The Coca-Cola Company reported “strong” double-digit revenue growth in its third quarter earnings results this week, leading to higher year-end projections as volume sales surpassed 2019 levels amid an “asynchronous” pandemic recovery.
Net revenue for the company grew 16% to $10 billion in Q3, with organic revenue up 14%. The sales increase was in part driven by 8% growth in the company’s concentrate sales, which were hardest hit by the pandemic, and a 6% increase in price/mix. Coke increased its market share in the total non-alcoholic, RTD beverage sector, including gains in at-home and on-premise channels.
Global unit case volume was up 6% in the quarter, outpacing 2019, and operating income grew 26%. Earnings per share (EPS) rose 41% to $0.57 and comparable EPS was up 18% to $0.65. Year-to-date cash flow from operations was $9.2 billion, up $3 billion from last year.
Global soft drink sales were up 6% with volume ahead of 2019 sales. Trademark Coca-Cola was up 5%. Nutrition, juice dairy and plant-based beverages were up 12% in Q3, up from 11% growth in 2019, driven by “solid performance” from Minute Maid Pulpy in China, Maaza in India and Del Valle in Mexico. Hydration, sports, coffee and tea were up 6%.
Reported net revenue and organic revenue in North America each grew 13% in the quarter. Concentrate sales in the region were up 7% and unit case volume increased by 4%. Recovery in the company’s fountain business helped drive growth, while sparkling flavors in the CSD portfolio (like Sprite and Fanta) and juice performed best.
“Our strategic transformation is enabling us to effectively navigate a dynamic environment and emerge stronger from the pandemic,” said chairman and CEO James Quincey in pre-prepared statements. “We are updating our full-year guidance to reflect another quarter of momentum in the business. While the recovery continues to be asynchronous around the world, we are investing for growth to drive long-term value for the system. Our strong system alignment and networked organization are helping us unlock enormous potential in our brands and across our markets.”
Speaking to investors and analysts during an earnings call yesterday, Quincey said the company expects full year 2021 organic revenue growth to be at the high end of previous projections and bottom line and cash flow guidance has been raised.
In addition to the strong performance from the brand’s CSD portfolio, Quincey noted that sparkling water line AHA has performed well in new markets, including China, while the company seeks to turn sports drink brand Aquarius into “more of a global brand.”
Coke is also continuing its push into the alcohol space as it expands the Topo Chico Hard Seltzer line across the U.S. via its distribution partnership with Molson Coors, Quincey added.
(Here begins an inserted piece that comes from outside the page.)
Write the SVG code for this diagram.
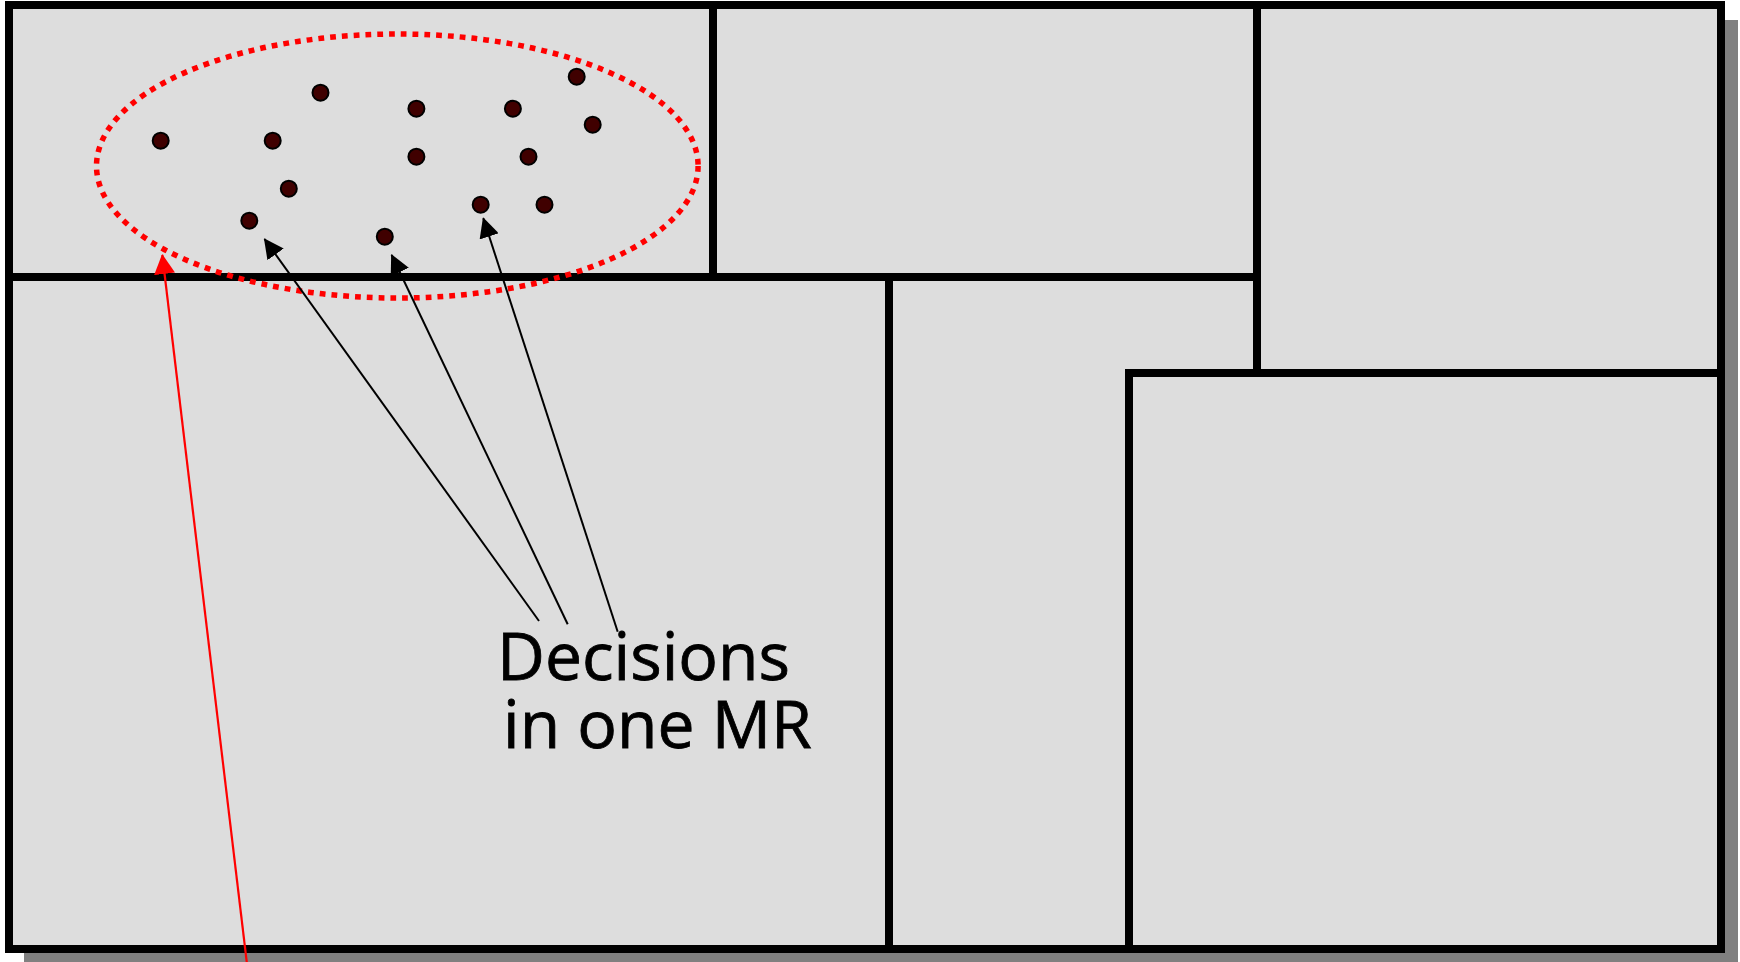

The product is also now launching in Canada.
“Our experimentation with Topo Chico Hard Seltzer is expanding, and we’re gathering valuable insights globally, including the importance of building the category in regions where it is nascent,” he said. “We are seeing encouraging performance where the flavored alcoholic beverage category is growing rapidly, and we have on-shelf presence.”
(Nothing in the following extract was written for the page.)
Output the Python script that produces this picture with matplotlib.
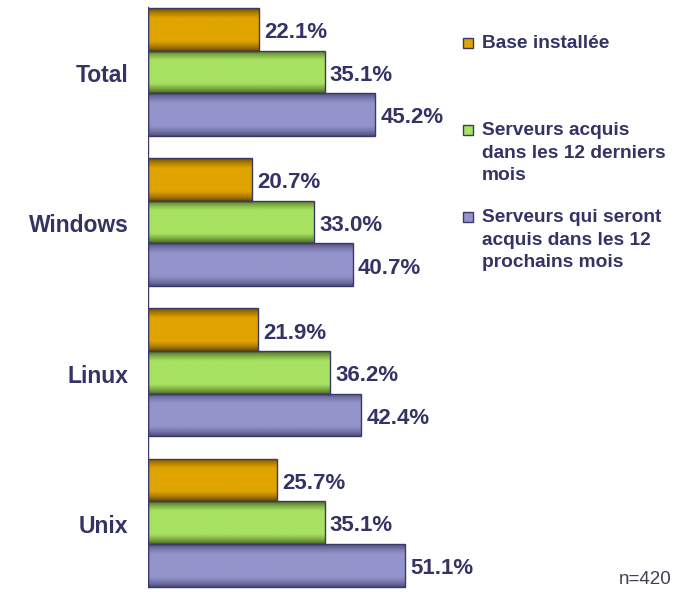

During the call’s Q&A session, Quincey also commented on the ongoing supply chain crisis and recent moves to increase prices, stating that the company has worked to fortify its access to raw materials via a division called the Cross Enterprise Procurement Group which “buys key commodities on behalf of the company and the bottlers.” However, he acknowledged a “heightened degree of sporadic problems” around the global marketing, including gas price spikes and a CO2 shortage in Europe, while the U.S. faces labor shortages amid rising shipping and freight costs.
While Coke made off-cycle pricing increases in the U.S. during the quarter, Quincey said the action was “pretty rational,” noting price increases have been almost universal among the company’s major competitors. He also said the company continues to work with its bottling partners to minimize supply disruptions.
“We have global scale, we have global coordination, and we have long-term relationships with many of our ecosystem partners that are allowing us to manage and offset what’s going on,” he said. “Now, as regards the bottler inventory toward the end of the year, clearly, we’re working with the bottlers. And obviously, they can have the comfort and assurance that they don’t necessarily need to hold it in their hands for us to be certain of having it as a system.”